8.  Just the film in general!  A fantastic way to end the best fantasy trilogy of all time.  Sorry Star Wars fans, but in light of George Lucas' determination to fart on his life's work, Jackson's LOTR is far above comparison.
*Ahem (I always get so excited to write this section): 
  Here's where there is nothing left to say but,
                      "WHAT THE F@CK?"


1.  FLAMING FREE-FALLING DENETHORS
         
Okay Mr. Jackon, way to take one of the most emotional parts of Tolkien's novel and turn it into something not just laughable but recockulous.  I mean, honestly, did he really need to throw himself off the top?  Personally, it resembled something much more like NYC during the Great Depression than Middle Earth and the suicide of a Father, guilt-ridden over his mistreatment of his son.  Hm, I offer no explanation.  Sorry.

2.  SARUMAN SHAFTED YET AGAIN
         What?  Am I really supposed to except that Saruman is not dealt with in the second movie only for him to get shafted in the third?  I realize by the bad cutting that they obviously intend to reinsert his closure for the extended edition, but I am more than peeved that this was cut.  Come on, don't you want to see Gandalf teleconnetically crush Saruman's staff?

3.  NEAT BUT RIDICULOUS BEACONS
          Great idea and cinematically done to perfection, sort of, yet the believability factor dropped like twenty IQ points with that one.  Maybe it is just me: eagerly awaiting the defeat of a monstrous spider, an all-seeing all-knowing rooftop eye of fire (which more readily resembles a flaming vagina) and a band of 500,000 orcs, give or take a million, than I am  ready to believe that those things spontaniously combust and/or are set ablaze by patriotic mountain men that live on rock-jagged peaks.  I may have gotten carried away; simply put I thought that the lighting of the beacons was kind of dumb.

4.  BADASS GLOW STICK
          Yeah...bout that.  Those statues guarding the city "full of enemies," while strangely resembling something out of Ghostbusters, were pretty eery.  What wasn't scary was the whole building turning into a Halloween leftover neon green glow stick.  And I thought there weren't any lightsabers in this movie...shame on me.
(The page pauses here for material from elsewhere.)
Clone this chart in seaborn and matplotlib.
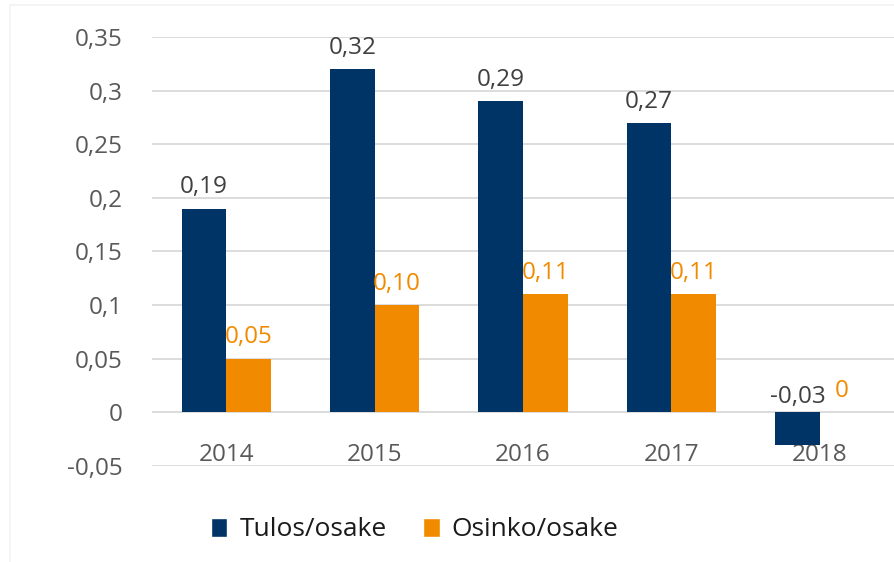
import matplotlib
matplotlib.use("Agg")
import matplotlib.pyplot as plt
import seaborn as sns
import pandas as pd
from matplotlib.patches import Patch, Rectangle

years = ["2014", "2015", "2016", "2017", "2018"]
tulos = [0.19, 0.32, 0.29, 0.27, -0.03]
osinko = [0.05, 0.10, 0.11, 0.11, 0.0]
tulos_labels = ["0,19", "0,32", "0,29", "0,27", "-0,03"]
osinko_labels = ["0,05", "0,10", "0,11", "0,11", "0"]
series_names = ["Tulos/osake", "Osinko/osake"]
yticks = [-0.05, 0, 0.05, 0.1, 0.15, 0.2, 0.25, 0.3, 0.35]
ytick_labels = ["-0,05", "0", "0,05", "0,1", "0,15", "0,2", "0,25", "0,3", "0,35"]

NAVY = "#003366"
ORANGE = "#F28A00"
GRID = "#D9D9D9"
TICK = "#595959"
LABEL = "#404040"

sns.set_style("white")
plt.rcParams["font.family"] = ["Open Sans", "DejaVu Sans"]

df = pd.DataFrame({
    "Vuosi": years * 2,
    "Arvo": tulos + osinko,
    "Sarja": [series_names[0]] * len(years) + [series_names[1]] * len(years),
})

fig = plt.figure(figsize=(8.94, 5.62), dpi=100)
ax = fig.add_axes([0.170, 0.1708, 0.830, 0.7634])

sns.barplot(data=df, x="Vuosi", y="Arvo", hue="Sarja",
            palette=[NAVY, ORANGE], saturation=1, width=0.6, ax=ax,
            errorbar=None, linewidth=0, legend=False)

ax.set_xlim(-0.5, 4.5)
ax.set_ylim(-0.05, 0.35)
ax.set_yticks(yticks)
ax.set_yticklabels(ytick_labels)
ax.yaxis.grid(True, color=GRID, linewidth=1.3)
ax.set_axisbelow(True)
for s in ["left", "right", "top"]:
    ax.spines[s].set_visible(False)
ax.spines["bottom"].set_position(("data", 0))
ax.spines["bottom"].set_visible(False)
ax.tick_params(axis="y", length=0, pad=21, labelsize=17.5, labelcolor=TICK)
ax.tick_params(axis="x", length=0, pad=22, labelsize=17.5, labelcolor=TICK)
ax.set_xlabel("")
ax.set_ylabel("")

# data labels
for cont, labels, col in zip(ax.containers, [tulos_labels, osinko_labels], [LABEL, ORANGE]):
    for bar, lab in zip(cont, labels):
        h = bar.get_height()
        xc = bar.get_x() + bar.get_width() / 2
        off = 11 if h >= 0 else 7
        ax.annotate(lab, xy=(xc, max(h, 0)), xytext=(0, off),
                    textcoords="offset points", ha="center", va="baseline",
                    fontsize=17.5, color=col)

handles = [Patch(facecolor=NAVY, label=series_names[0]),
           Patch(facecolor=ORANGE, label=series_names[1])]
fig.legend(handles=handles, loc="center", bbox_to_anchor=(0.464, 0.057),
           ncol=2, frameon=False, fontsize=19, handlelength=0.62,
           handleheight=0.75, handletextpad=0.45, columnspacing=1.4,
           labelcolor="#1a1a1a")

# faint frame of the original slide panel
fig.add_artist(Rectangle((10 / 894, -0.01), 1.0, 1 - 5 / 562 + 0.01,
                         transform=fig.transFigure, fill=False,
                         edgecolor="#F2F2F2", linewidth=1.2))

fig.savefig("out.png", dpi=100)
5.  ELVES SHOULDN'T BE WEIRD LOOKING
          I know I'm being petty now, but the elf with the line to Arwen in the forest is the ugliest elf I have ever seen.  Naughty casting agents!
An actually humorous forward entitled:
THINGS TO DO WHILE WATCHING
THE RETURN OF THE KING 

1.  Stand up halfway thorugh the move and yell loudly, "Wait...where the hell is Harry Potter?!?"
2.  Afterwards say, "Lucas could have done it better." (Sure fire suicide method in New Zealand.)
3.  Ask the nearest Ring-nut if he thinks Gandalf went to Hogwarts.
4.  Finish off every one of Elrond's lines with "Mr. Anderson."
5.  Talk like Gollum all through the movie.  At the end, bite off someone's finger and fall down the stars.
6.  When Shelob appears, pinch the guy in front of you on the back of the neck.
7.  When Denthor lights the fire shout, "BARBEQUE!"
8.  Every time someone kills an Orc yell, "That's what I'm Tolkien about!"  See how long it takes before you get kicked out of the theatre.
9.  Talk loudly about how you heard that there's a single frame of a nude Elf hidden somewhere in the movie.
10.  When they go through the paths of the dead, wait for a tense moment and shout, "I see dead people!"
11.  Imitate what you think a conversation between Gollum, Dobby and Yoda would sound like.
12.  When Shelob comes on exclaim, "Man!  Charlotte's really let herself go!"